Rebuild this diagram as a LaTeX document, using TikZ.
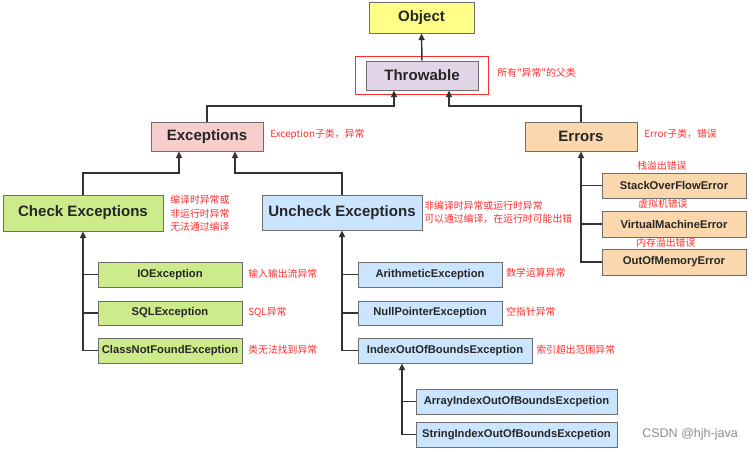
\documentclass[tikz,border=0pt]{standalone}
\usepackage{fontspec}
\setmainfont{Liberation Sans}
\newfontfamily\cjk{Noto Sans CJK SC}
\usepackage{xcolor}
\usetikzlibrary{arrows.meta,fit}

\definecolor{objfill}{HTML}{FFFF88}
\definecolor{thrfill}{HTML}{E1D5E7}
\definecolor{excfill}{HTML}{F8CECC}
\definecolor{errfill}{HTML}{FAD7AC}
\definecolor{chkfill}{HTML}{CDEB8B}
\definecolor{uncfill}{HTML}{CCE5FF}
\definecolor{boxline}{HTML}{6E6E6E}
\definecolor{wire}{HTML}{333333}
\definecolor{note}{HTML}{FF2D2D}

\tikzset{
  cls/.style 2 args={draw=boxline, line width=0.6pt, inner sep=0pt,
    minimum width=#1*0.75pt, minimum height=#2*0.75pt,
    text=black!85, font=\bfseries\fontsize{11.3}{13}\selectfont},
  sub/.style={font=\bfseries\fontsize{8.4}{10}\selectfont},
  arr/.style={draw=wire, line width=1.1pt, -{Triangle[length=5pt,width=4.5pt]}},
  wirel/.style={draw=wire, line width=1.1pt},
  remark/.style={anchor=west, inner sep=0pt, text=note, align=left,
    font=\cjk\fontsize{7.4}{10}\selectfont}
}

\begin{document}
\begin{tikzpicture}[x=0.75pt, y=-0.75pt]
\useasboundingbox (0,0) rectangle (753,451);

% top of the tree
\node (obj) at (421.5, 17.5) [cls={105}{31}, fill=objfill] {Object};
\node (thr) at (422, 75.5) [cls={112}{29}, fill=thrfill] {Throwable};
\node (thrmark) [draw=note, line width=1pt, fit=(thr), inner xsep=7.5pt, inner ysep=3.2pt] {};
\node (exc) at (207, 136.5) [cls={112}{29}, fill=excfill] {Exceptions};
\node (err) at (581, 136.5) [cls={112}{29}, fill=errfill] {Errors};

% checked / unchecked
\node (chk) at (83, 213) [cls={160}{36}, fill=chkfill] {Check Exceptions};
\node (unc) at (342, 212.5) [cls={160}{35}, fill=uncfill] {Uncheck Exceptions};

\node (ioe) at (170, 274.5) [cls={144}{25}, sub, fill=chkfill] {IOException};
\node (sql) at (170, 313) [cls={144}{24}, sub, fill=chkfill] {SQLException};
\node (cnf) at (170, 350.5) [cls={144}{25}, sub, fill=chkfill] {ClassNotFoundException};

\node (ari) at (430, 274.5) [cls={144}{25}, sub, fill=uncfill] {ArithmeticException};
\node (npe) at (430, 313) [cls={144}{24}, sub, fill=uncfill] {NullPointerException};
\node (idx) at (445, 350.5) [cls={174}{25}, sub, fill=uncfill] {IndexOutOfBoundsException};
\node (aie) at (516.5, 401.5) [cls={201}{25}, sub, fill=uncfill] {ArrayIndexOutOfBoundsExcpetion};
\node (sie) at (516.5, 434.5) [cls={201}{25}, sub, fill=uncfill] {StringIndexOutOfBoundsExcpetion};

% errors
\node (soe) at (674, 185.5) [cls={144}{25}, sub, fill=errfill] {StackOverFlowError};
\node (vme) at (674, 224) [cls={144}{26}, sub, fill=errfill] {VirtualMachineError};
\node (ooe) at (674, 262) [cls={144}{26}, sub, fill=errfill] {OutOfMemoryError};

% joints
\coordinate (tl) at (394, 106);
\coordinate (tr) at (449, 106);
\coordinate (el) at (179, 173);
\coordinate (er) at (235, 173);
\coordinate (it) at (402, 0);

\draw[arr] (thr.north) -- (obj.south);
\draw[arr] (exc.north) |- (tl) -- (tl |- thr.south);
\draw[arr] (err.north) |- (tr) -- (tr |- thr.south);
\draw[arr] (chk.north) |- (el) -- (el |- exc.south);
\draw[arr] (unc.north) |- (er) -- (er |- exc.south);

\draw[arr] (cnf.west) -| (chk.south);
\draw[wirel] (ioe.west) -- (ioe.west -| chk.south);
\draw[wirel] (sql.west) -- (sql.west -| chk.south);

\draw[arr] (idx.west) -| (unc.south);
\draw[wirel] (ari.west) -- (ari.west -| unc.south);
\draw[wirel] (npe.west) -- (npe.west -| unc.south);

\draw[arr] (sie.west) -| (it |- idx.south);
\draw[wirel] (aie.west) -- (aie.west -| it);

\draw[arr] (ooe.west) -| (err.south);
\draw[wirel] (soe.west) -- (soe.west -| err.south);
\draw[wirel] (vme.west) -- (vme.west -| err.south);

% red remarks
\node (nthr) at (497, 73) [remark] {所有"异常"的父类};
\node (nexc) at (270, 134) [remark] {Exception子类，异常};
\node (nerr) at (644, 134) [remark] {Error子类，错误};
\node (nchk) at (170, 213.5) [remark] {编译时异常或\\非运行时异常\\无法通过编译};
\node (nunc) at (424, 212.5) [remark] {非编译时异常或运行时异常\\可以通过编译，在运行时可能出错};
\node (nioe) at (248, 274) [remark] {输入输出流异常};
\node (nsql) at (248, 312) [remark] {SQL异常};
\node (ncnf) at (248, 350) [remark] {类无法找到异常};
\node (nari) at (506, 273) [remark] {数学运算异常};
\node (nnpe) at (506, 312) [remark] {空指针异常};
\node (nidx) at (536, 350) [remark] {索引超出范围异常};
\node (nsoe) at (637, 166) [remark] {栈溢出错误};
\node (nvme) at (638, 204) [remark] {虚拟机错误};
\node (nooe) at (636, 243) [remark] {内存溢出错误};

\node (mark) at (642, 434) [anchor=west, inner sep=0pt, text=black!45, font=\fontsize{9.4}{11}\selectfont] {CSDN @hjh-java};
\end{tikzpicture}
\end{document}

What you are asked to do
Please transcribe the material above exactly as written. Leave the pictures out.

Completed task
Rebuild this diagram as a LaTeX document, using TikZ.
\documentclass[tikz,border=0pt]{standalone}
\usepackage{fontspec}
\setmainfont{Liberation Sans}
\newfontfamily\cjk{Noto Sans CJK SC}
\usepackage{xcolor}
\usetikzlibrary{arrows.meta,fit}

\definecolor{objfill}{HTML}{FFFF88}
\definecolor{thrfill}{HTML}{E1D5E7}
\definecolor{excfill}{HTML}{F8CECC}
\definecolor{errfill}{HTML}{FAD7AC}
\definecolor{chkfill}{HTML}{CDEB8B}
\definecolor{uncfill}{HTML}{CCE5FF}
\definecolor{boxline}{HTML}{6E6E6E}
\definecolor{wire}{HTML}{333333}
\definecolor{note}{HTML}{FF2D2D}

\tikzset{
  cls/.style 2 args={draw=boxline, line width=0.6pt, inner sep=0pt,
    minimum width=#1*0.75pt, minimum height=#2*0.75pt,
    text=black!85, font=\bfseries\fontsize{11.3}{13}\selectfont},
  sub/.style={font=\bfseries\fontsize{8.4}{10}\selectfont},
  arr/.style={draw=wire, line width=1.1pt, -{Triangle[length=5pt,width=4.5pt]}},
  wirel/.style={draw=wire, line width=1.1pt},
  remark/.style={anchor=west, inner sep=0pt, text=note, align=left,
    font=\cjk\fontsize{7.4}{10}\selectfont}
}

\begin{document}
\begin{tikzpicture}[x=0.75pt, y=-0.75pt]
\useasboundingbox (0,0) rectangle (753,451);

% top of the tree
\node (obj) at (421.5, 17.5) [cls={105}{31}, fill=objfill] {Object};
\node (thr) at (422, 75.5) [cls={112}{29}, fill=thrfill] {Throwable};
\node (thrmark) [draw=note, line width=1pt, fit=(thr), inner xsep=7.5pt, inner ysep=3.2pt] {};
\node (exc) at (207, 136.5) [cls={112}{29}, fill=excfill] {Exceptions};
\node (err) at (581, 136.5) [cls={112}{29}, fill=errfill] {Errors};

% checked / unchecked
\node (chk) at (83, 213) [cls={160}{36}, fill=chkfill] {Check Exceptions};
\node (unc) at (342, 212.5) [cls={160}{35}, fill=uncfill] {Uncheck Exceptions};

\node (ioe) at (170, 274.5) [cls={144}{25}, sub, fill=chkfill] {IOException};
\node (sql) at (170, 313) [cls={144}{24}, sub, fill=chkfill] {SQLException};
\node (cnf) at (170, 350.5) [cls={144}{25}, sub, fill=chkfill] {ClassNotFoundException};

\node (ari) at (430, 274.5) [cls={144}{25}, sub, fill=uncfill] {ArithmeticException};
\node (npe) at (430, 313) [cls={144}{24}, sub, fill=uncfill] {NullPointerException};
\node (idx) at (445, 350.5) [cls={174}{25}, sub, fill=uncfill] {IndexOutOfBoundsException};
\node (aie) at (516.5, 401.5) [cls={201}{25}, sub, fill=uncfill] {ArrayIndexOutOfBoundsExcpetion};
\node (sie) at (516.5, 434.5) [cls={201}{25}, sub, fill=uncfill] {StringIndexOutOfBoundsExcpetion};

% errors
\node (soe) at (674, 185.5) [cls={144}{25}, sub, fill=errfill] {StackOverFlowError};
\node (vme) at (674, 224) [cls={144}{26}, sub, fill=errfill] {VirtualMachineError};
\node (ooe) at (674, 262) [cls={144}{26}, sub, fill=errfill] {OutOfMemoryError};

% joints
\coordinate (tl) at (394, 106);
\coordinate (tr) at (449, 106);
\coordinate (el) at (179, 173);
\coordinate (er) at (235, 173);
\coordinate (it) at (402, 0);

\draw[arr] (thr.north) -- (obj.south);
\draw[arr] (exc.north) |- (tl) -- (tl |- thr.south);
\draw[arr] (err.north) |- (tr) -- (tr |- thr.south);
\draw[arr] (chk.north) |- (el) -- (el |- exc.south);
\draw[arr] (unc.north) |- (er) -- (er |- exc.south);

\draw[arr] (cnf.west) -| (chk.south);
\draw[wirel] (ioe.west) -- (ioe.west -| chk.south);
\draw[wirel] (sql.west) -- (sql.west -| chk.south);

\draw[arr] (idx.west) -| (unc.south);
\draw[wirel] (ari.west) -- (ari.west -| unc.south);
\draw[wirel] (npe.west) -- (npe.west -| unc.south);

\draw[arr] (sie.west) -| (it |- idx.south);
\draw[wirel] (aie.west) -- (aie.west -| it);

\draw[arr] (ooe.west) -| (err.south);
\draw[wirel] (soe.west) -- (soe.west -| err.south);
\draw[wirel] (vme.west) -- (vme.west -| err.south);

% red remarks
\node (nthr) at (497, 73) [remark] {所有"异常"的父类};
\node (nexc) at (270, 134) [remark] {Exception子类，异常};
\node (nerr) at (644, 134) [remark] {Error子类，错误};
\node (nchk) at (170, 213.5) [remark] {编译时异常或\\非运行时异常\\无法通过编译};
\node (nunc) at (424, 212.5) [remark] {非编译时异常或运行时异常\\可以通过编译，在运行时可能出错};
\node (nioe) at (248, 274) [remark] {输入输出流异常};
\node (nsql) at (248, 312) [remark] {SQL异常};
\node (ncnf) at (248, 350) [remark] {类无法找到异常};
\node (nari) at (506, 273) [remark] {数学运算异常};
\node (nnpe) at (506, 312) [remark] {空指针异常};
\node (nidx) at (536, 350) [remark] {索引超出范围异常};
\node (nsoe) at (637, 166) [remark] {栈溢出错误};
\node (nvme) at (638, 204) [remark] {虚拟机错误};
\node (nooe) at (636, 243) [remark] {内存溢出错误};

\node (mark) at (642, 434) [anchor=west, inner sep=0pt, text=black!45, font=\fontsize{9.4}{11}\selectfont] {CSDN @hjh-java};
\end{tikzpicture}
\end{document}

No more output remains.